После смерти Тихо Браге Кеплер, ставший придворным математиком, сумел вытребовать дневники наблюдений у вздорной семьи покойного. Его догадка о том, что орбиты планет описываются пятью платоновыми телами, не подтверждалась данными Тихо точно так же, как и данными Коперника. Окончательно «Космографическая тайна» оказалась опровергнута значительно позже, когда были открыты планеты Уран, Нептун и Плутон – ведь не существует других платоновых тел, которые могли бы задать их расстояния от Солнца. Кроме того, вложенные платоновы тела не позволяли объяснить существование Луны, равно как и открытых Галилеем четырех больших спутников Юпитера. Но Кеплер не впал в уныние, наоборот, он хотел, чтобы у планет были найдены новые спутники, и задумывался над тем, сколько спутников должна иметь каждая планета. Он писал Галилею:
Я немедленно начал думать, как увеличить число планет, не отказываясь от моей «Космографической тайны», согласно которой пять правильных тел Евклида не позволяют обращаться вокруг Солнца более чем шести планетам. ‹…› Я настолько далек от того, чтобы не верить в существование четырех обращающихся вокруг Юпитера планет, что жду не дождусь, когда у меня появится телескоп, чтобы опередить Вас, если получится, с открытием двух спутников вокруг Марса, а также, как, похоже, требует пропорция, шести или восьми вокруг Сатурна и, возможно, по одному вокруг Меркурия и Венеры.

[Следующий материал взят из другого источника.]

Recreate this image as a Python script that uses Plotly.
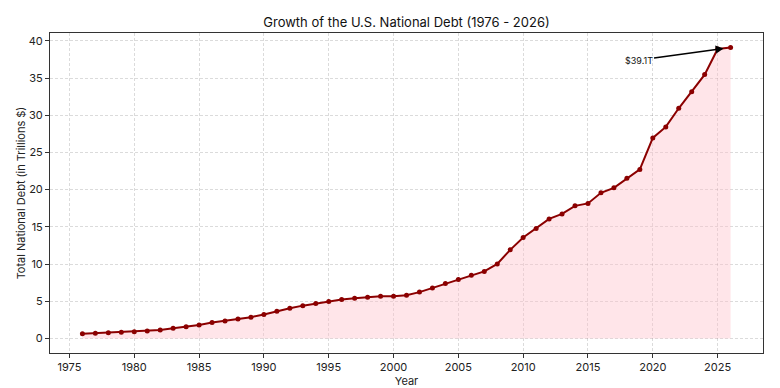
import plotly.graph_objects as go

years = list(range(1976, 2027))
debt = [0.62, 0.71, 0.78, 0.83, 0.91, 1.00, 1.14, 1.37, 1.56, 1.82,
        2.13, 2.35, 2.60, 2.86, 3.23, 3.67, 4.06, 4.41, 4.69, 4.97,
        5.22, 5.41, 5.53, 5.66, 5.67, 5.81, 6.23, 6.78, 7.38, 7.93,
        8.51, 9.01, 10.02, 11.91, 13.56, 14.79, 16.07, 16.74, 17.82, 18.15,
        19.57, 20.24, 21.52, 22.72, 26.95, 28.43, 30.93, 33.17, 35.46, 38.90,
        39.10]
x_ticks = [1975, 1980, 1985, 1990, 1995, 2000, 2005, 2010, 2015, 2020, 2025]
y_ticks = [0, 5, 10, 15, 20, 25, 30, 35, 40]
label_text = "$39.1T"

font = "Inter, Roboto, sans-serif"

fig = go.Figure()
fig.add_trace(go.Scatter(
    x=years, y=debt, mode="none", fill="tozeroy",
    fillcolor="rgba(255,192,203,0.42)", hoverinfo="skip", showlegend=False))
fig.add_trace(go.Scatter(
    x=years, y=debt, mode="lines+markers",
    line=dict(color="#8B0000", width=2),
    marker=dict(color="#8B0000", size=5),
    showlegend=False))

fig.add_annotation(
    x=years[-1], y=debt[-1], xref="x", yref="y",
    ax=2018.9, ay=37.4, axref="x", ayref="y",
    text=label_text, showarrow=True, arrowhead=2, arrowsize=1,
    arrowwidth=1.6, arrowcolor="black", standoff=7,
    font=dict(family=font, size=9, color="#111"))

axis_common = dict(
    showline=True, linecolor="#333", linewidth=1, mirror=True,
    ticks="outside", ticklen=4, tickcolor="#333", tickwidth=1,
    showgrid=True, gridcolor="rgba(0,0,0,0.14)", griddash="3px,2px", gridwidth=0.8,
    zeroline=False, tickfont=dict(family=font, size=11, color="#222"),
    automargin=False,
)

fig.update_layout(
    width=780, height=388,
    margin=dict(l=50, r=17, t=33, b=35),
    paper_bgcolor="white", plot_bgcolor="white",
    title=dict(text="Growth of the U.S. National Debt (1976 - 2026)",
               x=0.5, xanchor="center", xref="paper",
               y=1 - 22 / 388, yref="container", yanchor="middle",
               font=dict(family=font, size=13, color="#111")),
    xaxis=dict(range=[1973.5, 2028.5], tickvals=x_ticks,
               title=dict(text="Year", standoff=0, font=dict(family=font, size=11, color="#222")),
               **axis_common),
    yaxis=dict(range=[-1.955, 41.05], tickvals=y_ticks,
               title=dict(text="Total National Debt (in Trillions $)", standoff=0,
                          font=dict(family=font, size=11, color="#222")),
               **axis_common),
)

fig.write_html("out.html", config={"displayModeBar": False},
               post_script="document.body.style.margin='0';document.body.style.overflow='hidden';")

Марс действительно имеет два маленьких спутника, и крупное геологическое образование на большем из них в честь этой догадки называется теперь хребтом Кеплера. Однако в отношении Сатурна и Меркурия с Венерой Кеплер оказался неправ, а Юпитер, как выяснилось, имеет гораздо больше спутников, чем открыл Галилей[44]. На самом деле мы по-прежнему так и не знаем, почему существует именно девять планет, не больше и не меньше, и почему их расстояния от Солнца именно таковы, каковы они есть (см. гл. VIII).